**Set task:** Pick out every line of the entries below where "that" occurs, and copy those lines.

**Given entries:**
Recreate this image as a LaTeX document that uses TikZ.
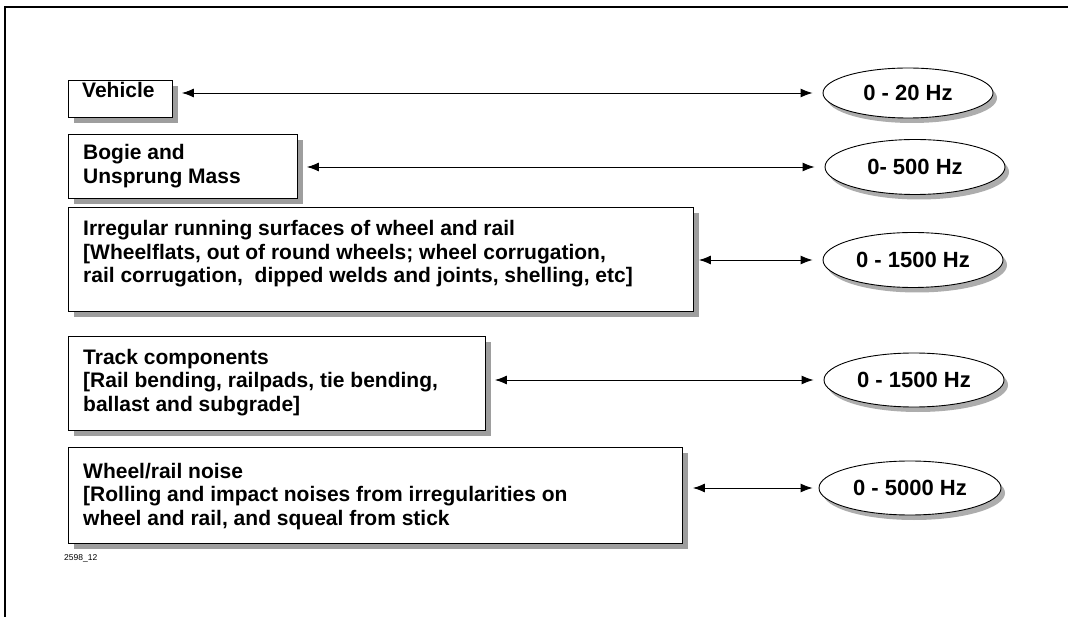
==
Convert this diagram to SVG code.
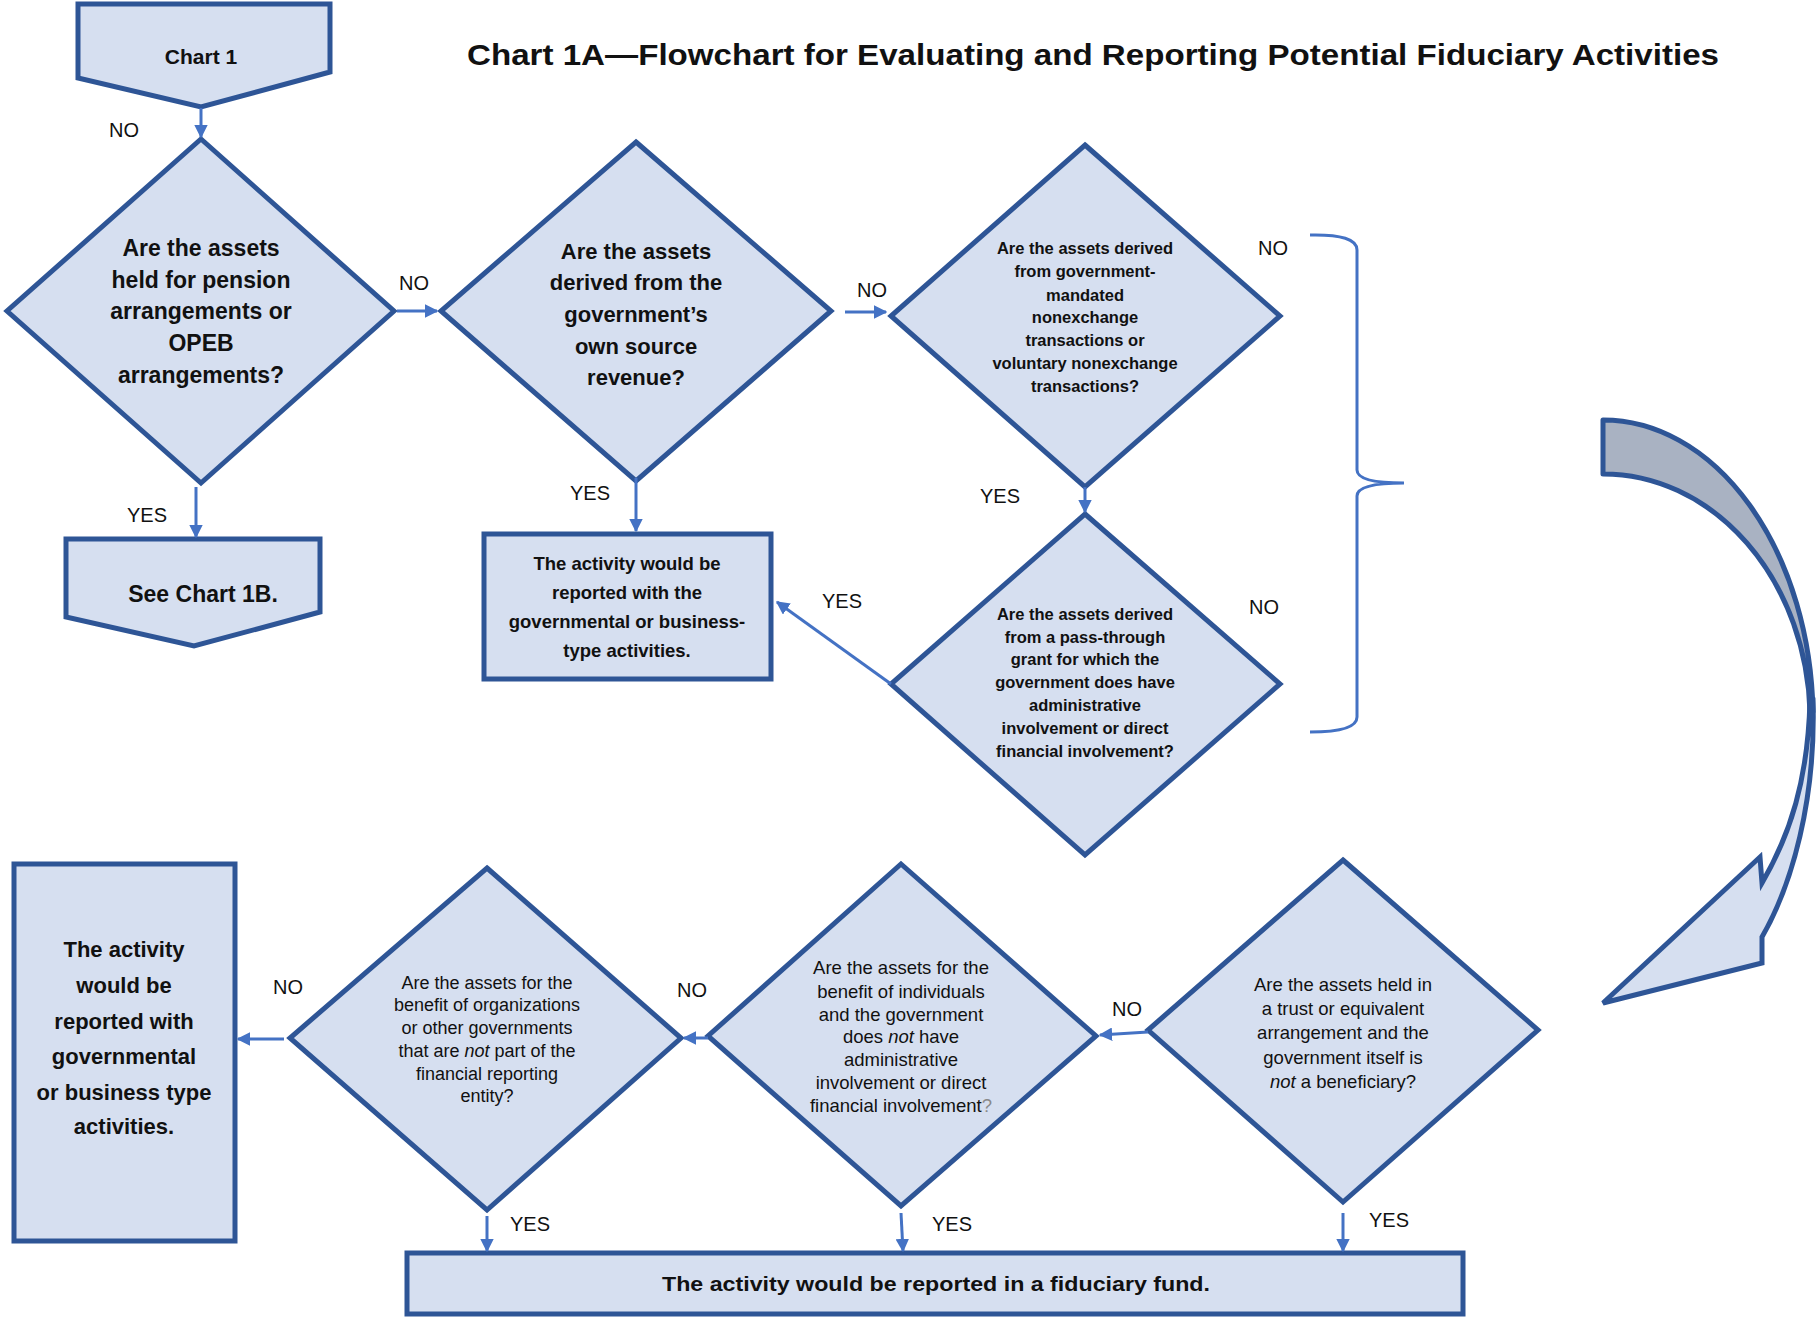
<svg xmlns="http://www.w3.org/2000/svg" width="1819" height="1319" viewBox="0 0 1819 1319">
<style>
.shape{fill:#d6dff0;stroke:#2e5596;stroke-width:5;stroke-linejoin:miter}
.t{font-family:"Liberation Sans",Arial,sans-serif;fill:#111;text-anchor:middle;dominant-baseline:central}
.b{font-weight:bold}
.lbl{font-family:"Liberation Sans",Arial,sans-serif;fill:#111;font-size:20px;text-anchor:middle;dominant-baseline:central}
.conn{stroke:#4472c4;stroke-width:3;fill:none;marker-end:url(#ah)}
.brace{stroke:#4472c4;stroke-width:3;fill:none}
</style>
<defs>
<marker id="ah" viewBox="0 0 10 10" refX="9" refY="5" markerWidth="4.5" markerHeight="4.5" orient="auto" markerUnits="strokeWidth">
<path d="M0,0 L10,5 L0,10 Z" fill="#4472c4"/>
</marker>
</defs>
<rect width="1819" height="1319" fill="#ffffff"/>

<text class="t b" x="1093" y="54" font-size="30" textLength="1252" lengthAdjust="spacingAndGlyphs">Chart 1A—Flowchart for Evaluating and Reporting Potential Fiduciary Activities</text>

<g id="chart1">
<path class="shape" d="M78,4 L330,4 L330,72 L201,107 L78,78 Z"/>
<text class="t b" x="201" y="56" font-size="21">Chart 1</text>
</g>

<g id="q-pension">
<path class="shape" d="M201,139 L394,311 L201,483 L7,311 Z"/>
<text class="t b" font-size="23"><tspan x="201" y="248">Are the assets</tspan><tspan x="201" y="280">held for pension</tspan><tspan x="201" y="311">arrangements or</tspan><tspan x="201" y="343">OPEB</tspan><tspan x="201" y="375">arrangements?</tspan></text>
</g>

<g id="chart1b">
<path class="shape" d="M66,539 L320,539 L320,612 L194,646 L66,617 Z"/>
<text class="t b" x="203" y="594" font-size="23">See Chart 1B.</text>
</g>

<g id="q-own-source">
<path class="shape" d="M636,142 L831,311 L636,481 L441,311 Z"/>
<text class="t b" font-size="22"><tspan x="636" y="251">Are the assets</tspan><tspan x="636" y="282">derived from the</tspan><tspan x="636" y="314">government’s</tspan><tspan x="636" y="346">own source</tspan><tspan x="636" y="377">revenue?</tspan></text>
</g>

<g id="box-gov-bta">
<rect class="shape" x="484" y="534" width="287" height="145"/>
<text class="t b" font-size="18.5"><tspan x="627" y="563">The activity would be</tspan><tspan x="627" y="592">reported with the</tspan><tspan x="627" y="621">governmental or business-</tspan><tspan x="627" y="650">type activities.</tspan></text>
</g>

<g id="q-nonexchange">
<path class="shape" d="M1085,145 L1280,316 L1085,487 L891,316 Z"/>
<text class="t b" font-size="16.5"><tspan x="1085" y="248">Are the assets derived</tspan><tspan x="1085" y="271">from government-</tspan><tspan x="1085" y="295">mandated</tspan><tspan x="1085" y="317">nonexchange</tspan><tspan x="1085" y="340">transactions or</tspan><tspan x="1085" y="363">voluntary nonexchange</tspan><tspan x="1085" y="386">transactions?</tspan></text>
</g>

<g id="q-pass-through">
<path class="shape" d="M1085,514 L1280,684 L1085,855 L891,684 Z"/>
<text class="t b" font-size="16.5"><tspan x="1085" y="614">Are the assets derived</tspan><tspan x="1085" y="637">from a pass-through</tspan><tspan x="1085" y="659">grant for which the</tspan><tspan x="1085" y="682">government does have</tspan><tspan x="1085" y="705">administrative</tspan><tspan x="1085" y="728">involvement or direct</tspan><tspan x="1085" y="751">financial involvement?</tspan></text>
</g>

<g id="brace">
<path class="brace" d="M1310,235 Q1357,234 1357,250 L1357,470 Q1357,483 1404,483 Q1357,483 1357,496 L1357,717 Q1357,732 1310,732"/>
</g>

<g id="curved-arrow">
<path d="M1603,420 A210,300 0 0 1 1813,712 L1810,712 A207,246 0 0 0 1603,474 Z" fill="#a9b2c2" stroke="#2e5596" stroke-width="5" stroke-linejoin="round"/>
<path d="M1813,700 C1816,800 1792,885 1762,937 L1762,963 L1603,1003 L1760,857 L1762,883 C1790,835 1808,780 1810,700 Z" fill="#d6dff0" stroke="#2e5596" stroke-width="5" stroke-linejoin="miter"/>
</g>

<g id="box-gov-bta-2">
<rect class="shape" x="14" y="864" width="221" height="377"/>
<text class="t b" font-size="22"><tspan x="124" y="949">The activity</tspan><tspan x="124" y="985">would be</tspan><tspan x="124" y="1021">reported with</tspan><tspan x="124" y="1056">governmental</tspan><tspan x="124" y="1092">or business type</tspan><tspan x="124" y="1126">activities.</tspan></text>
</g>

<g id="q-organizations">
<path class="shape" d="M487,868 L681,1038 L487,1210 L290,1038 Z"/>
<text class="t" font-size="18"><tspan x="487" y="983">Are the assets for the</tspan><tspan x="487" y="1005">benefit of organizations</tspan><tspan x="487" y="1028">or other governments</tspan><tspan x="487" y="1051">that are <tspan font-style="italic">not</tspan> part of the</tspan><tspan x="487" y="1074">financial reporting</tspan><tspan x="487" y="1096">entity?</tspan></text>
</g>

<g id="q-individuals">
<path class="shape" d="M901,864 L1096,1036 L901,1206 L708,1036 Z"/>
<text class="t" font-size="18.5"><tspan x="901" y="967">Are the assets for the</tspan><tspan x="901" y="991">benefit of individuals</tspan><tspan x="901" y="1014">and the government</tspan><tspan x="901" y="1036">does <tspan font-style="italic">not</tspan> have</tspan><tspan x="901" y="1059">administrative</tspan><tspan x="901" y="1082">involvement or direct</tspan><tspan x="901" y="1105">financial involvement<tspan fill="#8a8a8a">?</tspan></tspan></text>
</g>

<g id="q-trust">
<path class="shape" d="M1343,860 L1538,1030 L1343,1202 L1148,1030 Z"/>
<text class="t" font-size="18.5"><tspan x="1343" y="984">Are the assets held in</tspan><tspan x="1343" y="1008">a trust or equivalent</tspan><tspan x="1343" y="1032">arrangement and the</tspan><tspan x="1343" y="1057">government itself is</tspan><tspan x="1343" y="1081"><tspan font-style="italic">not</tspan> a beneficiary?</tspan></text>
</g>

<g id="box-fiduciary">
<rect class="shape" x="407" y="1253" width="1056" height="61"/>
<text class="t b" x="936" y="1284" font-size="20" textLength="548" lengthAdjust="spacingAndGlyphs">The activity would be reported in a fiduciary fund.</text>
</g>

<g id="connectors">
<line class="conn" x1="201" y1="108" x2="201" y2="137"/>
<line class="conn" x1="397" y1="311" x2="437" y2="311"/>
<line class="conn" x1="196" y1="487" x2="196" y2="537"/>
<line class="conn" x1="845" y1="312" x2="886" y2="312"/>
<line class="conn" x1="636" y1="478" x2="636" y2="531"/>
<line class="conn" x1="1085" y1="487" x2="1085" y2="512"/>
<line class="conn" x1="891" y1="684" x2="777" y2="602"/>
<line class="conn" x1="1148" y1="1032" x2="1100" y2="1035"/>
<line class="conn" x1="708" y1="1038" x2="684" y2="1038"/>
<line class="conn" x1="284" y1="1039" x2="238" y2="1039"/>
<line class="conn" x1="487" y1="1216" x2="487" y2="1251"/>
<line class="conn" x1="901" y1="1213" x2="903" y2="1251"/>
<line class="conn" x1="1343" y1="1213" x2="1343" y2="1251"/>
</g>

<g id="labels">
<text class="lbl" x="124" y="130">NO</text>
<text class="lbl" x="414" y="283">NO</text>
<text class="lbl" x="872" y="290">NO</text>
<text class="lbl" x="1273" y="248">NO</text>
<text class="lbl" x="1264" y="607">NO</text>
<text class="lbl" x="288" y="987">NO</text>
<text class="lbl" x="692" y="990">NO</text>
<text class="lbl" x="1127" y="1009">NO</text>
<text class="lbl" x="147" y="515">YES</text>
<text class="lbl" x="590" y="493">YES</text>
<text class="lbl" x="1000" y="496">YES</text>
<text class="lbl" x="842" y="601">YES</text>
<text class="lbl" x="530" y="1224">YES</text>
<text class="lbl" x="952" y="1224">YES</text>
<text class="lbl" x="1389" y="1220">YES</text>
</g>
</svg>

**Solution to this problem:**
Recreate this image as a LaTeX document that uses TikZ.
<text class="t" font-size="18"><tspan x="487" y="983">Are the assets for the</tspan><tspan x="487" y="1005">benefit of organizations</tspan><tspan x="487" y="1028">or other governments</tspan><tspan x="487" y="1051">that are <tspan font-style="italic">not</tspan> part of the</tspan><tspan x="487" y="1074">financial reporting</tspan><tspan x="487" y="1096">entity?</tspan></text>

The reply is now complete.